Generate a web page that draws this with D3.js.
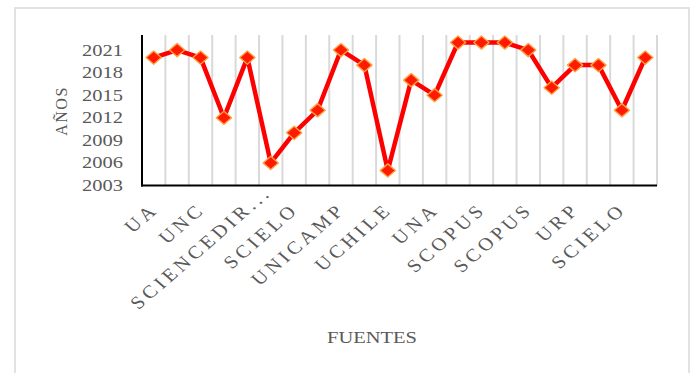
<!DOCTYPE html>
<html>
<head>
<meta charset="utf-8">
<script src="https://cdn.jsdelivr.net/npm/d3@7"></script>
<style>
  html, body { margin: 0; padding: 0; background: #ffffff; }
  svg { display: block; }
</style>
</head>
<body>
<div id="chart"></div>
<script>
// ---- data ----
const categories = ["1","2","3","4","5","6","7","8","9","10","11","12","13","14","15","16","17","18","19","20","21","22"];
const years = [2020, 2021, 2020, 2012, 2020, 2006, 2010, 2013, 2021, 2019, 2005, 2017, 2015, 2022, 2022, 2022, 2021, 2016, 2019, 2019, 2013, 2020];
const tickLabels = ["UA", "", "UNC", "", "SCIENCEDIR...", "", "SCIELO", "", "UNICAMP", "", "UCHILE", "", "UNA", "", "SCOPUS", "", "SCOPUS", "", "URP", "", "SCIELO", ""];
const yTicks = [2003, 2006, 2009, 2012, 2015, 2018, 2021];
const yDomain = [2003, 2023];
const yTitle = "AÑOS";
const xTitle = "FUENTES";

// ---- layout ----
const W = 693, H = 373;
const pLeft = 142, pRight = 657, pTop = 35, pBottom = 185.5;
const SX = 1.28;      // horizontal text stretch seen in the reference
const font = "'Liberation Serif', 'Times New Roman', serif";
const textColor = "#595959";

const svg = d3.select("#chart").append("svg").attr("width", W).attr("height", H);

// outer border
svg.append("rect")
  .attr("x", 15).attr("y", 8).attr("width", 674).attr("height", 400)
  .attr("fill", "none").attr("stroke", "#d9d9d9").attr("stroke-width", 1.5);

const x = d3.scaleBand().domain(categories).range([pLeft, pRight]).paddingInner(0).paddingOuter(0);
const y = d3.scaleLinear().domain(yDomain).range([pBottom, pTop]);

// vertical gridlines at category boundaries
const bounds = categories.map(c => x(c) + x.bandwidth());
svg.append("g").selectAll("line").data(bounds).join("line")
  .attr("x1", d => d).attr("x2", d => d)
  .attr("y1", pTop).attr("y2", pBottom)
  .attr("stroke", "#d9d9d9").attr("stroke-width", 2);

// axes lines
svg.append("line").attr("x1", pLeft).attr("x2", pLeft).attr("y1", pTop).attr("y2", pBottom + 1)
  .attr("stroke", "#000").attr("stroke-width", 2);
svg.append("line").attr("x1", pLeft - 1).attr("x2", pRight).attr("y1", pBottom).attr("y2", pBottom)
  .attr("stroke", "#000").attr("stroke-width", 2.2);

// y tick labels
svg.append("g").selectAll("text").data(yTicks).join("text")
  .attr("transform", d => `translate(123,${y(d) + 5.5}) scale(${SX},1)`)
  .attr("text-anchor", "end")
  .attr("font-family", font).attr("font-size", 16)
  .attr("fill", textColor)
  .text(d => d);

// x tick labels (every other category)
const ls = 3.5;
const lab = svg.append("g").selectAll("text")
  .data(categories.map((c, i) => ({c, t: tickLabels[i]})).filter(d => d.t))
  .join("text")
  .attr("transform", d => `translate(${x(d.c) + x.bandwidth() / 2 + 3},213) scale(1.15,1) rotate(-45)`)
  .attr("text-anchor", "end")
  .attr("letter-spacing", ls)
  .attr("font-family", font).attr("font-size", 18)
  .attr("fill", textColor);
lab.each(function(d) {
  const el = d3.select(this);
  const trunc = d.t.endsWith("...");
  const main = trunc ? d.t.slice(0, -3) : d.t;
  el.append("tspan").text(main);
  if (trunc) {
    const tail = el.append("tspan").text("...");
    // ellipsis overhangs past the tick, as in the reference
    const w = tail.node().getComputedTextLength();
    el.attr("dx", ls + w);
  } else {
    el.attr("dx", ls);
  }
});

// axis titles
svg.append("text")
  .attr("transform", `translate(66.5,111) rotate(-90)`)
  .attr("text-anchor", "middle")
  .attr("letter-spacing", 1.5)
  .attr("font-family", font).attr("font-size", 16)
  .attr("fill", textColor)
  .text(yTitle);

svg.append("text")
  .attr("transform", `translate(372,342.5) scale(${SX},1)`)
  .attr("text-anchor", "middle")
  .attr("font-family", font).attr("font-size", 16)
  .attr("fill", textColor)
  .text(xTitle);

// line
const pts = categories.map((c, i) => ({c, v: years[i]}));
svg.append("path").datum(pts)
  .attr("fill", "none").attr("stroke", "#ff0000").attr("stroke-width", 4.5)
  .attr("stroke-linejoin", "round")
  .attr("d", d3.line().x(d => x(d.c) + x.bandwidth() / 2).y(d => y(d.v)));

// diamond markers
svg.append("g").selectAll("path").data(pts).join("path")
  .attr("transform", d => `translate(${x(d.c) + x.bandwidth() / 2},${y(d.v)})`)
  .attr("d", "M0,-6.6L7.6,0L0,6.6L-7.6,0Z")
  .attr("fill", "#ff1a00").attr("stroke", "#ffa040").attr("stroke-width", 1.4)
  .attr("stroke-linejoin", "round");
</script>
</body>
</html>
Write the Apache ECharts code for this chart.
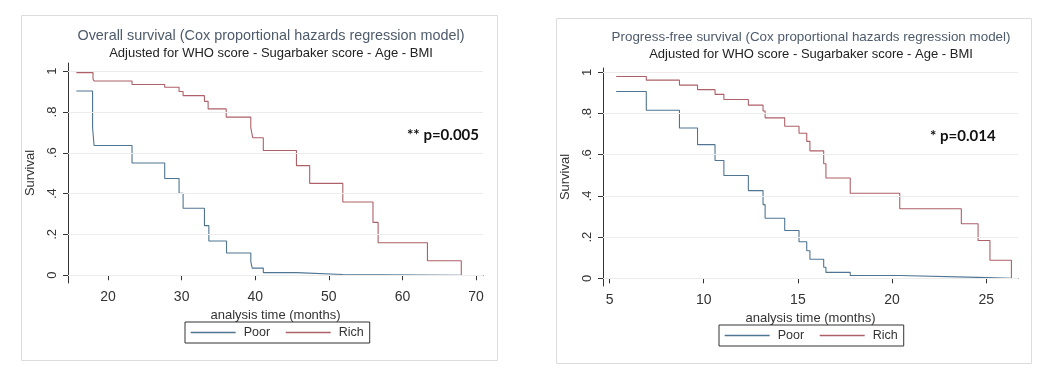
<!DOCTYPE html>
<html>
<head>
<meta charset="utf-8">
<script src="https://cdn.jsdelivr.net/npm/echarts@6/dist/echarts.min.js"></script>
<style>
html,body{margin:0;padding:0;background:#fff;}
#chart{width:1056px;height:378px;}
</style>
</head>
<body>
<div id="chart"></div>
<script>
// Overall survival (months)
const osPoorT = [15.7, 17.9, 18.1, 23.26, 27.7, 29.65, 30.2, 33.1, 33.7, 36.1, 39.4, 39.6, 41.1, 45.6, 51.9, 68.0];
const osPoorS = [0.903, 0.724, 0.636, 0.55, 0.474, 0.401, 0.328, 0.243, 0.168, 0.109, 0.065, 0.035, 0.013, 0.004, 0.0, 0.0];
const osRichT = [15.7, 17.96, 18.1, 23.26, 27.7, 29.65, 30.2, 33.1, 33.6, 36.06, 39.4, 39.66, 41.1, 45.6, 47.4, 51.9, 56.0, 56.7, 63.4, 68.0];
const osRichS = [0.993, 0.962, 0.952, 0.935, 0.921, 0.90, 0.88, 0.852, 0.815, 0.775, 0.722, 0.674, 0.611, 0.537, 0.45, 0.359, 0.259, 0.159, 0.071, 0.0];
// Progress-free survival (months)
const pfsPoorT = [5.35, 6.95, 8.71, 9.67, 10.6, 11.07, 12.37, 13.15, 13.26, 14.3, 15.06, 15.47, 15.64, 16.37, 16.49, 17.78, 20.41, 24.57, 26.34];
const pfsPoorS = [0.907, 0.816, 0.73, 0.649, 0.572, 0.499, 0.426, 0.358, 0.292, 0.232, 0.178, 0.134, 0.093, 0.054, 0.029, 0.014, 0.005, 0.0, 0.0];
const pfsRichT = [5.35, 6.95, 8.71, 9.67, 10.6, 11.07, 12.37, 13.15, 13.26, 14.3, 15.06, 15.47, 15.64, 16.37, 16.49, 17.78, 20.41, 23.68, 24.57, 25.2, 26.34];
const pfsRichS = [0.98, 0.962, 0.938, 0.916, 0.893, 0.868, 0.841, 0.812, 0.779, 0.738, 0.704, 0.665, 0.619, 0.556, 0.487, 0.413, 0.338, 0.265, 0.184, 0.088, 0.0];

const osXTicks = [20, 30, 40, 50, 60, 70];
const pfsXTicks = [5, 10, 15, 20, 25];
const yTicks = [0, 0.2, 0.4, 0.6, 0.8, 1];
const yTickLabels = ['0', '.2', '.4', '.6', '.8', '1'];
const groups = ['Poor', 'Rich'];

const FONT = 'Liberation Sans, Arial, sans-serif';
const AX = '#333';
const BLUE = '#4f7593';
const RED = '#ad6068';
const groupColors = [BLUE, RED];

const zip = (t, s) => t.map((v, i) => [v, s[i]]);
const yLabelFmt = v => {
  const i = yTicks.findIndex(t => Math.abs(t - v) < 1e-6);
  return i >= 0 ? yTickLabels[i] : '';
};

function xAxis(idx, min, max, ticks) {
  return {
    gridIndex: idx, type: 'value', min: min, max: max,
    name: 'analysis time (months)', nameLocation: 'middle', nameGap: 17,
    nameTextStyle: { fontSize: 13, color: AX, fontFamily: FONT },
    axisLine: { show: true, lineStyle: { color: AX, width: 1 } },
    axisTick: { show: true, length: 5, customValues: ticks, lineStyle: { color: AX } },
    axisLabel: { customValues: ticks, fontSize: 14, color: AX, margin: 7, fontFamily: FONT },
    splitLine: { show: false }
  };
}
function yAxis(idx, min, max) {
  return {
    gridIndex: idx, type: 'value', min: min, max: max,
    name: 'Survival', nameLocation: 'middle', nameGap: 31,
    nameTextStyle: { fontSize: 13, color: AX, fontFamily: FONT },
    axisLine: { show: true, lineStyle: { color: AX, width: 1 } },
    axisTick: { show: true, length: 5, customValues: yTicks, lineStyle: { color: AX } },
    axisLabel: { customValues: yTicks, rotate: 90, formatter: yLabelFmt, fontSize: 13, color: AX, margin: 9, fontFamily: FONT },
    splitLine: { show: false }
  };
}
function gridSeries(idx, data) {
  return {
    name: 'grid' + idx, type: 'line', xAxisIndex: idx, yAxisIndex: idx, data: data,
    symbol: 'none', silent: true, z: 1, lineStyle: { opacity: 0, width: 0 },
    markLine: {
      silent: true, symbol: 'none', label: { show: false },
      lineStyle: { color: '#ececec', type: 'solid', width: 1 },
      data: yTicks.map(v => ({ yAxis: v }))
    }
  };
}
function kmSeries(name, idx, data, color) {
  return {
    name: name, type: 'line', step: 'end', xAxisIndex: idx, yAxisIndex: idx,
    data: data, symbol: 'none', z: 3,
    lineStyle: { color: color, width: 1.1 }, itemStyle: { color: color }
  };
}
function legend(left, top) {
  return {
    left: left, top: top, orient: 'horizontal',
    data: groups.map((g, i) => ({ name: g, lineStyle: { color: groupColors[i], width: 1.3 } })),
    itemWidth: 45, itemHeight: 12, itemGap: 15, padding: [4, 6, 4, 5],
    borderColor: AX, borderWidth: 1, selectedMode: false,
    itemStyle: { opacity: 0 },
    textStyle: { fontSize: 12.5, color: AX, fontFamily: FONT, padding: [0, 0, 0, 3] }
  };
}
function title(text, cx, top, size) {
  return {
    text: text, subtext: 'Adjusted for WHO score - Sugarbaker score - Age - BMI',
    left: cx, top: top, textAlign: 'center', padding: 0, itemGap: 4,
    textStyle: { fontSize: size, fontWeight: 'normal', color: '#4d5b6b', fontFamily: FONT },
    subtextStyle: { fontSize: 13, color: '#222', fontFamily: FONT }
  };
}

const chart = echarts.init(document.getElementById('chart'), null, { renderer: 'canvas' });
chart.setOption({
  backgroundColor: '#fff',
  animation: false,
  title: [
    title('Overall survival (Cox proportional hazards regression model)', 271, 29, 14.4),
    title('Progress-free survival (Cox proportional hazards regression model)', 811, 31, 13.4)
  ],
  legend: [legend(185, 322), legend(719, 325)],
  grid: [
    { left: 68, top: 63, width: 415, height: 220, outerBoundsMode: 'none' },
    { left: 603, top: 68, width: 415, height: 218, outerBoundsMode: 'none' }
  ],
  xAxis: [xAxis(0, 14.56, 70.95, osXTicks), xAxis(1, 4.65, 26.69, pfsXTicks)],
  yAxis: [yAxis(0, -0.038, 1.04), yAxis(1, -0.037, 1.021)],
  series: [
    gridSeries(0, zip(osPoorT, osPoorS)),
    gridSeries(1, zip(pfsPoorT, pfsPoorS)),
    kmSeries('Poor', 0, zip(osPoorT, osPoorS), BLUE),
    kmSeries('Rich', 0, zip(osRichT, osRichS), RED),
    kmSeries('Poor', 1, zip(pfsPoorT, pfsPoorS), BLUE),
    kmSeries('Rich', 1, zip(pfsRichT, pfsRichS), RED)
  ],
  graphic: [
    { type: 'rect', z: -10, shape: { x: 21.5, y: 15.5, width: 476, height: 345 }, style: { fill: 'none', stroke: '#dcdcdc', lineWidth: 1 } },
    { type: 'rect', z: -10, shape: { x: 556.5, y: 18.5, width: 475, height: 345 }, style: { fill: 'none', stroke: '#dcdcdc', lineWidth: 1 } },
    { type: 'text', x: 407, y: 135, style: { text: '** p=0.005', font: 'bold 15px Lato, Open Sans, sans-serif', fill: '#111', verticalAlign: 'middle' } },
    { type: 'text', x: 930, y: 136, style: { text: '* p=0.014', font: 'bold 15px Lato, Open Sans, sans-serif', fill: '#111', verticalAlign: 'middle' } }
  ]
});
</script>
</body>
</html>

++++++++++

◆ **Short task**: Copy out each line that contains the word "this".

◆ **Solution below**:
Generate a web page that draws this with D3.js.
  const el = d3.select(this);
Write the Apache ECharts code for this chart.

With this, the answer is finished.